More than three decades ago, the image of attractive women wielding weapons on “Charlie’s Angels” shocked and fascinated audiences. To sugar-coat the situation, “Charlie” put a lot of emphasis on giggling and jiggling and, of course, Farrah’s hair. “Rookie Blue” shows how little we’ve progressed. Many scenes accentuate Andy’s “cute” fumbling, her apparent fear and spunky vulnerability. There’s nothing much new in “Blue,” little you haven’t already seen in shades of “Grey.”
• The eight-part documentary series “Boston Me” (9 p.m., ABC) follows staff and patients at three Boston hospitals.
• “Futurama” (9 p.m., Comedy Central) returns for a sixth season on a third network. Created by Matt Groening (“The Simpsons”), “Futurama” ran, or rather limped along, on Fox from 1999 to 2003. Like “Family Guy,” the canceled cartoon found new life as part of Cartoon Network’s “Adult Swim” lineup. “Futurama” was also spun off into four direct-to-DVD movies
This sixth season will include 12 new “Futurama” installments, including the show’s milestone 100th episode, airing Sept. 12.

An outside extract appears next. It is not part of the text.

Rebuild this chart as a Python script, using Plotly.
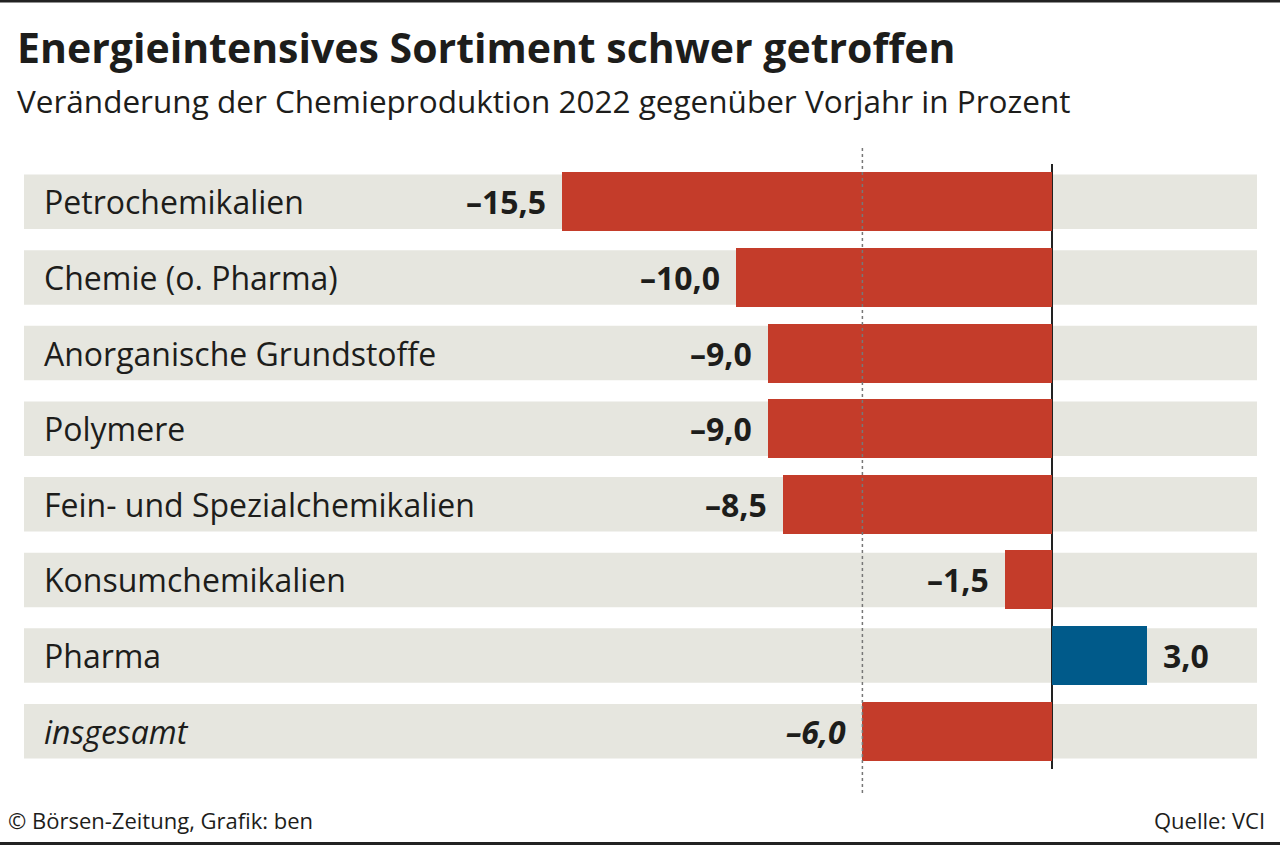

• Turner Classic Movies observes the 60th anniversary of the Korean War with a 24-hour marathon of movies inspired by that conflict. Highlights include “The Steel Helmet” (10 p.m., TCM), directed by the influential cult filmmaker Sam Fuller. In “This is Korea!” (9 p.m.), director John Ford uses archival footage to explain the reasons behind the war. “Hell in Korea” (5:30 p.m. Friday) marks the 1956 film debut of Michael Caine. For some reason, the marathon does not include “Pork Chop Hill,” one of the better-known films about the Korean War.
Tonight’s other highlights
• Can’t wait for Sunday’s award show? Jamie Foxx hosted “BET Awards ’09” (6:30 p.m., BET) last summer.
• Kurt joins the football team on “Glee” (7 p.m., Fox).
• “Michael Jackson and Bubbles: The Untold Story” (7 p.m., Animal Planet).
• On two episodes of “CSI” (CBS), an off-duty officer slain (7 p.m.), grim evidence rocks a bowling alley (8 p.m.).
• NBA draft (7 p.m., ESPN).
• Jack regrets a phone message on “30 Rock” (8:30 p.m., NBC).